Still, a few hundred million goes a long way, even in the south of France, where the couple settled in idyllic exile on the Riviera, near Grasse. The word was that a courier used to travel every six weeks to Zurich and come back with a suitcase containing $100,000 in cash.

Jean-Claude was a man of relatively simple tastes. He liked to eat Haitian lambi (conch) in the Creole style but Michelle had a taste for lobster, champagne and exclusive designer clothes from Paris. When she divorced him in 1991, she had blown much of the fortune.

His town pad, the Chateau de Themericourt, outside Paris, which he had bought for pounds 1.2m, was repossessed in 1993, after he failed to meet its bills.
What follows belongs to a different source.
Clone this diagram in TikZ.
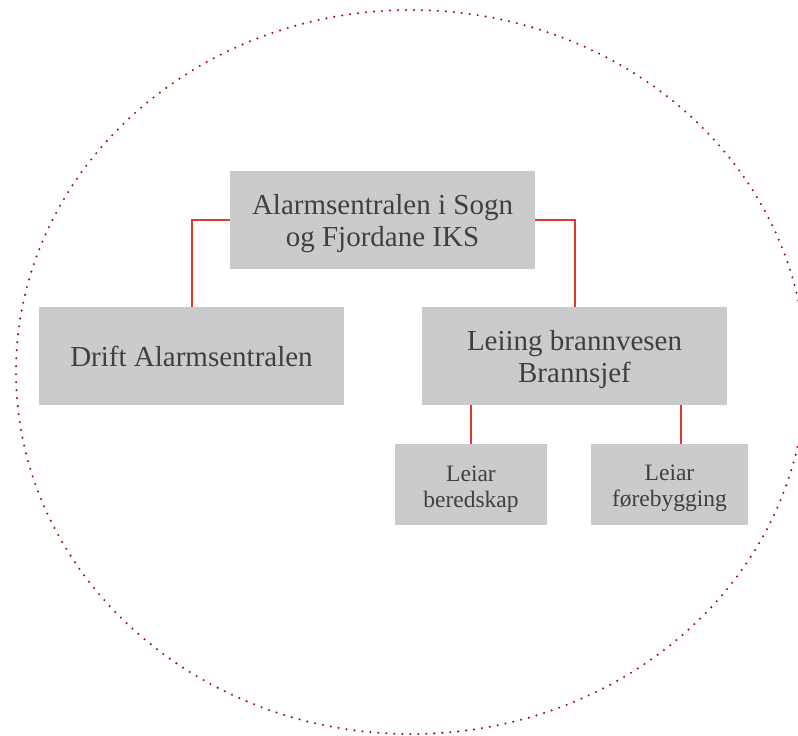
\documentclass[tikz,border=0pt]{standalone}
\usepackage{fontspec}
\setmainfont{Liberation Serif}
\usetikzlibrary{calc}
\definecolor{boxgray}{HTML}{CBCBCB}
\definecolor{txtgray}{HTML}{404040}
\definecolor{linkred}{HTML}{E03A2C}
\definecolor{ringred}{HTML}{A00C0C}
\newcommand{\firststrut}[1]{\rule{0pt}{#1}}
\tikzset{
  bigbox/.style={fill=boxgray, draw=none, minimum width=305pt, minimum height=98pt, inner sep=0pt, align=center, text=txtgray, font=\fontsize{29}{32}\selectfont},
  smallbox/.style={fill=boxgray, draw=none, minimum height=81pt, inner sep=0pt, align=center, text=txtgray, font=\fontsize{23.5}{26}\selectfont},
  link/.style={draw=linkred, line width=2pt},
  ring/.style={draw=ringred, line width=2.3pt, line cap=round, dash pattern=on 0pt off 8pt}
}
\begin{document}
\begin{tikzpicture}[x=1pt,y=-1pt]
\useasboundingbox (0,0) rectangle (798,736);
\path[ring] (411,372) ellipse [x radius=395pt, y radius=362pt];
\node[bigbox] (top) at (382.5,220) {\firststrut{28pt}Alarmsentralen i Sogn\\og Fjordane IKS};
\node[bigbox] (drift) at (191.5,356) {Drift Alarmsentralen};
\node[bigbox] (leiing) at (574.5,356) {\firststrut{28pt}Leiing brannvesen\\Brannsjef};
\node[smallbox, minimum width=152pt] (bered) at (471,484.5) {\firststrut{24pt}Leiar\\beredskap};
\node[smallbox, minimum width=157pt] (foreb) at (669.5,484.5) {\firststrut{24pt}Leiar\\førebygging};
\coordinate (fb) at ($(foreb.north)+(11,0)$);
\draw[link] (top.west) -| (drift.north);
\draw[link] (top.east) -| (leiing.north);
\draw[link] (bered.north) -- (bered.north |- leiing.south);
\draw[link] (fb) -- (fb |- leiing.south);
\end{tikzpicture}
\end{document}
When the local butcher and wine store near Grasse began suing him for unpaid bills, he and his octogenarian mother, Simone, were forced to move out of the Grasse mansion and into a modest bungalow with no telephone, in nearby Vallauris.

His Pakistani chauffeur complained he was not being paid and neighbours reported to police that the four Duvalier dogs were becoming as scraggy as those in the former dictator's own country.

The word was that a certain "Jean" who put an ad on a local grocer's door saying he was looking for work as an odd-job man was the former president- for-life himself.

He is still in France, said to be moving between Haitian friends' apartments in Paris and elsewhere. He was not able to vote in yesterday's Haitianelections, which will put a new face in the presidential palace next 7 February, the 10th anniversary of his departure.

"I think I would like to go back to my country when the security conditions permit," he said in an interview in France's Journal du Dimanche. "My personal ambition above all is to work to improve the living conditions of my compatriots."